Email Marketing Metrics: Open rates could be higher, around 20% to 30%, due to highly interested subscriber lists.
Professional Services
In the professional services sector, trust and relationship-building are essential. Marketing strategies must prioritize nurturing connections and leveraging networks, which directly influence these important benchmarks:
- Client Acquisition Costs (CAC): CAC calculates the total expense of gaining a new client, including campaigns, sales efforts, and tools. For professional services, CAC typically ranges from $150 to $300 due to the personalized strategies and longer sales cycles required to establish trust. Regularly monitoring CAC helps you evaluate whether your client acquisition methods are efficient and financially sustainable.
- Social Media Engagement: Engagement measures interactions like likes, comments, shares, and clicks on social media posts. Platforms such as LinkedIn, where professional networking and thought leadership dominate, often show higher engagement rates for professional services. High engagement indicates that your content resonates with your audience and aligns with their professional interests.
- Referral Rates: Referral rates track the percentage of new clients gained through word-of-mouth or existing client recommendations. High referral rates are common in professional services due to the industry’s emphasis on reputation and trust. Referrals not only reflect strong client satisfaction but are also cost-effective compared to traditional acquisition methods. Monitoring this benchmark helps you assess the strength of your client relationships and uncover opportunities to enhance loyalty and advocacy.
Making Benchmark Data Work for You
Understanding benchmark data is just the beginning – the real power lies in analyzing and applying it effectively. Here’s how to turn insights into action:
Start with Comparative Analysis: Compare your company’s metrics to industry benchmarks. This step helps you identify strengths where you’re excelling and spot performance gaps that need attention.
Focus on Areas for Improvement: Once you identify gaps, prioritize metrics that fall below industry standards. For example, if your email open rates are lagging, consider optimizing subject lines or updating sender information to increase engagement.
Set Realistic Goals: Use the data to establish achievable yet ambitious targets. If the industry average lead conversion rate is 3% and yours is 1%, focus on incremental improvements that steadily bring you closer to – or beyond – the benchmark.
By systematically analyzing and acting on benchmark data, you can create a roadmap for consistent growth and measurable success across your marketing efforts.
Proven Strategies to Drive Results
To thrive in today’s fast-moving digital marketing world, consistent monitoring and adaptation are a must. Regularly reviewing your performance metrics ensures you stay aligned with key benchmarks, uncover trends, and make timely adjustments to improve results.
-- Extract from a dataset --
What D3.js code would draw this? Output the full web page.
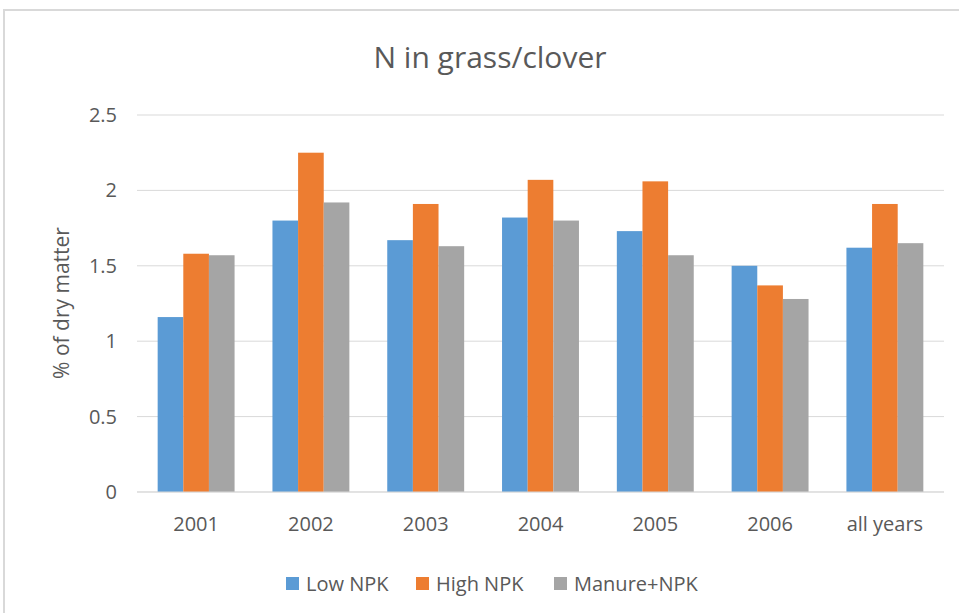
<!DOCTYPE html>
<html>
<head>
<meta charset="utf-8">
<script src="https://cdn.jsdelivr.net/npm/d3@7"></script>
<style>
  body { margin: 0; background: #fff; }
  svg text { font-family: "Open Sans", "Liberation Sans", sans-serif; fill: #595959; }
</style>
</head>
<body>
<div id="content"></div>
<script>
// Data
var years = ["2001", "2002", "2003", "2004", "2005", "2006", "all years"];
var series = ["Low NPK", "High NPK", "Manure+NPK"];
var lowNPK    = [1.16, 1.80, 1.67, 1.82, 1.73, 1.50, 1.62];
var highNPK   = [1.58, 2.25, 1.91, 2.07, 2.06, 1.37, 1.91];
var manureNPK = [1.57, 1.92, 1.63, 1.80, 1.57, 1.28, 1.65];
var yTicks = [0, 0.5, 1, 1.5, 2, 2.5];

var colors = ["#5B9BD5", "#ED7D31", "#A5A5A5"];
var values = [lowNPK, highNPK, manureNPK];

function drawChart() {
  var width = 959, height = 613;
  var svg = d3.select("#content").append("svg")
      .attr("width", width)
      .attr("height", height);

  // cadre du graphique
  svg.append("rect")
      .attr("x", 4).attr("y", 10)
      .attr("width", 980).attr("height", 640)
      .attr("fill", "#fff")
      .attr("stroke", "#d9d9d9")
      .attr("stroke-width", 2);

  var plotLeft = 137, plotRight = 944, plotTop = 115, plotBottom = 492;

  var x = d3.scaleBand().domain(years).range([plotLeft, plotRight]).paddingInner(0.33).paddingOuter(0.18);
  var xs = d3.scaleBand().domain(series).range([0, x.bandwidth()]);
  var y = d3.scaleLinear().domain([0, 2.5]).range([plotBottom, plotTop]);

  // gridlines
  svg.append("g")
    .selectAll("line")
    .data(yTicks)
    .join("line")
      .attr("x1", plotLeft).attr("x2", plotRight)
      .attr("y1", d => y(d)).attr("y2", d => y(d))
      .attr("stroke", "#d9d9d9")
      .attr("stroke-width", 1);

  // y tick labels
  svg.append("g")
    .selectAll("text")
    .data(yTicks)
    .join("text")
      .attr("x", 117)
      .attr("y", d => y(d) + 7)
      .attr("text-anchor", "end")
      .style("font-size", "20px")
      .text(d => d);

  // bars
  var rows = [];
  years.forEach((yr, i) => series.forEach((s, j) => rows.push({year: yr, series: s, value: values[j][i], k: j})));

  svg.append("g")
    .selectAll("rect")
    .data(rows)
    .join("rect")
      .attr("x", d => x(d.year) + xs(d.series))
      .attr("y", d => y(d.value))
      .attr("width", xs.bandwidth())
      .attr("height", d => y(0) - y(d.value))
      .attr("fill", d => colors[d.k]);

  // x axis line
  svg.append("line")
      .attr("x1", plotLeft).attr("x2", plotRight)
      .attr("y1", y(0)).attr("y2", y(0))
      .attr("stroke", "#d9d9d9");

  // x labels
  svg.append("g")
    .selectAll("text")
    .data(years)
    .join("text")
      .attr("x", d => x(d) + x.bandwidth() / 2)
      .attr("y", 531)
      .attr("text-anchor", "middle")
      .style("font-size", "20px")
      .text(d => d);

  // title
  svg.append("text")
      .attr("x", 490).attr("y", 68)
      .attr("text-anchor", "middle")
      .style("font-size", "30px")
      .text("N in grass/clover");

  // y axis title
  svg.append("text")
      .attr("transform", "translate(69,303) rotate(-90)")
      .attr("text-anchor", "middle")
      .style("font-size", "21px")
      .text("% of dry matter");

  // legend
  var legendX = [286, 416, 554];
  var legend = svg.append("g")
    .selectAll("g")
    .data(series)
    .join("g")
      .attr("transform", (d, i) => "translate(" + legendX[i] + ",577)");

  legend.append("rect")
      .attr("width", 13).attr("height", 13)
      .attr("fill", (d, i) => colors[i]);

  legend.append("text")
      .attr("x", 20).attr("y", 14)
      .style("font-size", "20px")
      .text(d => d);
}

drawChart();
</script>
</body>
</html>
It’s equally important to keep an eye on industry trends, from shifting audience behaviors to emerging technologies and platforms. By staying ahead of these changes, you can adapt your strategies proactively and remain relevant to your audience. Advanced analytics can take your efforts even further by revealing deeper patterns and insights that drive smarter, data-backed decisions. Together, these practices create a flexible, results-driven marketing strategy that grows with your business and keeps you ahead of the competition.
Achieving Excellence Through Data-Driven Benchmarks
In the fast-changing world of B2B digital marketing, benchmarks are essential for measuring success and driving growth. They provide a clear picture of where you stand against industry standards and help you uncover opportunities to refine your marketing strategies. But the ultimate goal isn’t just to meet these benchmarks – it’s to exceed them and gain a competitive edge.
By applying the strategies discussed in this guide and staying committed to ongoing monitoring and adaptation, your organization can elevate its marketing efforts, make data-backed decisions, and confidently justify investments. With a focus on continuous improvement, you’ll not only enhance your marketing performance but also achieve stronger business outcomes.